-- start --
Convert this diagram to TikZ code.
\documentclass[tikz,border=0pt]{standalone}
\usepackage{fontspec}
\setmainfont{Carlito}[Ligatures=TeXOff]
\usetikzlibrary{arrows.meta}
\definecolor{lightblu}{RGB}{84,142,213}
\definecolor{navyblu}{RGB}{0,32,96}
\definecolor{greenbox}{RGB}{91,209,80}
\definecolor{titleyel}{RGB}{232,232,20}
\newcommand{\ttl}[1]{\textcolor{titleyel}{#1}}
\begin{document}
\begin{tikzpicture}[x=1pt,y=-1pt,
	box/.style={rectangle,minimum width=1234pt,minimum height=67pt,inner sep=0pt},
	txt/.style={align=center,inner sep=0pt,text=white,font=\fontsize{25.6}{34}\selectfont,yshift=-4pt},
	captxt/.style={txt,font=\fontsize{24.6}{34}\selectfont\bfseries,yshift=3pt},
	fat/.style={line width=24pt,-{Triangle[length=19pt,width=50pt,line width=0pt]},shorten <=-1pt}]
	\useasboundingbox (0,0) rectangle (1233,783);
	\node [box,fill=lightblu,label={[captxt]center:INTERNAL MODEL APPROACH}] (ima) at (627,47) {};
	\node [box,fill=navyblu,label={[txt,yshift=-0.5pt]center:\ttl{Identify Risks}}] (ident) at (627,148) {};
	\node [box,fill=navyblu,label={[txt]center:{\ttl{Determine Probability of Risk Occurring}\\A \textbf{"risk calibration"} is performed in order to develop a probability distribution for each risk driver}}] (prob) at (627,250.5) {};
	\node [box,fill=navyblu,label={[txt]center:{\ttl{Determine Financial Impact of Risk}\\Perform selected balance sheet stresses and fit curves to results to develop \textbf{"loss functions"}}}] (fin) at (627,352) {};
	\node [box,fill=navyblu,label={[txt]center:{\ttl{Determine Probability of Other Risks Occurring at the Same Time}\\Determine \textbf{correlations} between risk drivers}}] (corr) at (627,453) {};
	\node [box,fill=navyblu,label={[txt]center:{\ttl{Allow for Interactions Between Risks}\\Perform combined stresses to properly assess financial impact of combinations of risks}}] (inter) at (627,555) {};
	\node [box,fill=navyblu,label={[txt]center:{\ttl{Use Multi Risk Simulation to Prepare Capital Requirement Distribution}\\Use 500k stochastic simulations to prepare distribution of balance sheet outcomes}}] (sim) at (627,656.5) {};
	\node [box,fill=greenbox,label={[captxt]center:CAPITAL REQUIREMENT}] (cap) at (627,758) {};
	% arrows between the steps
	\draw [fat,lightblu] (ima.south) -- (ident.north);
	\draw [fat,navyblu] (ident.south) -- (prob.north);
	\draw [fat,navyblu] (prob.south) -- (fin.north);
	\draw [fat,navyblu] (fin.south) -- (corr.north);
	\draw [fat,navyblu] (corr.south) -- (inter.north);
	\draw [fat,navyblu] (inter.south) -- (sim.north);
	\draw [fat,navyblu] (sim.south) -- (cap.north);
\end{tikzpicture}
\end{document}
-- end --
Given exercise: Using the data above, return each line exactly as written.

Exercise result:
Convert this diagram to TikZ code.
\documentclass[tikz,border=0pt]{standalone}
\usepackage{fontspec}
\setmainfont{Carlito}[Ligatures=TeXOff]
\usetikzlibrary{arrows.meta}
\definecolor{lightblu}{RGB}{84,142,213}
\definecolor{navyblu}{RGB}{0,32,96}
\definecolor{greenbox}{RGB}{91,209,80}
\definecolor{titleyel}{RGB}{232,232,20}
\newcommand{\ttl}[1]{\textcolor{titleyel}{#1}}
\begin{document}
\begin{tikzpicture}[x=1pt,y=-1pt,
	box/.style={rectangle,minimum width=1234pt,minimum height=67pt,inner sep=0pt},
	txt/.style={align=center,inner sep=0pt,text=white,font=\fontsize{25.6}{34}\selectfont,yshift=-4pt},
	captxt/.style={txt,font=\fontsize{24.6}{34}\selectfont\bfseries,yshift=3pt},
	fat/.style={line width=24pt,-{Triangle[length=19pt,width=50pt,line width=0pt]},shorten <=-1pt}]
	\useasboundingbox (0,0) rectangle (1233,783);
	\node [box,fill=lightblu,label={[captxt]center:INTERNAL MODEL APPROACH}] (ima) at (627,47) {};
	\node [box,fill=navyblu,label={[txt,yshift=-0.5pt]center:\ttl{Identify Risks}}] (ident) at (627,148) {};
	\node [box,fill=navyblu,label={[txt]center:{\ttl{Determine Probability of Risk Occurring}\\A \textbf{"risk calibration"} is performed in order to develop a probability distribution for each risk driver}}] (prob) at (627,250.5) {};
	\node [box,fill=navyblu,label={[txt]center:{\ttl{Determine Financial Impact of Risk}\\Perform selected balance sheet stresses and fit curves to results to develop \textbf{"loss functions"}}}] (fin) at (627,352) {};
	\node [box,fill=navyblu,label={[txt]center:{\ttl{Determine Probability of Other Risks Occurring at the Same Time}\\Determine \textbf{correlations} between risk drivers}}] (corr) at (627,453) {};
	\node [box,fill=navyblu,label={[txt]center:{\ttl{Allow for Interactions Between Risks}\\Perform combined stresses to properly assess financial impact of combinations of risks}}] (inter) at (627,555) {};
	\node [box,fill=navyblu,label={[txt]center:{\ttl{Use Multi Risk Simulation to Prepare Capital Requirement Distribution}\\Use 500k stochastic simulations to prepare distribution of balance sheet outcomes}}] (sim) at (627,656.5) {};
	\node [box,fill=greenbox,label={[captxt]center:CAPITAL REQUIREMENT}] (cap) at (627,758) {};
	% arrows between the steps
	\draw [fat,lightblu] (ima.south) -- (ident.north);
	\draw [fat,navyblu] (ident.south) -- (prob.north);
	\draw [fat,navyblu] (prob.south) -- (fin.north);
	\draw [fat,navyblu] (fin.south) -- (corr.north);
	\draw [fat,navyblu] (corr.south) -- (inter.north);
	\draw [fat,navyblu] (inter.south) -- (sim.north);
	\draw [fat,navyblu] (sim.south) -- (cap.north);
\end{tikzpicture}
\end{document}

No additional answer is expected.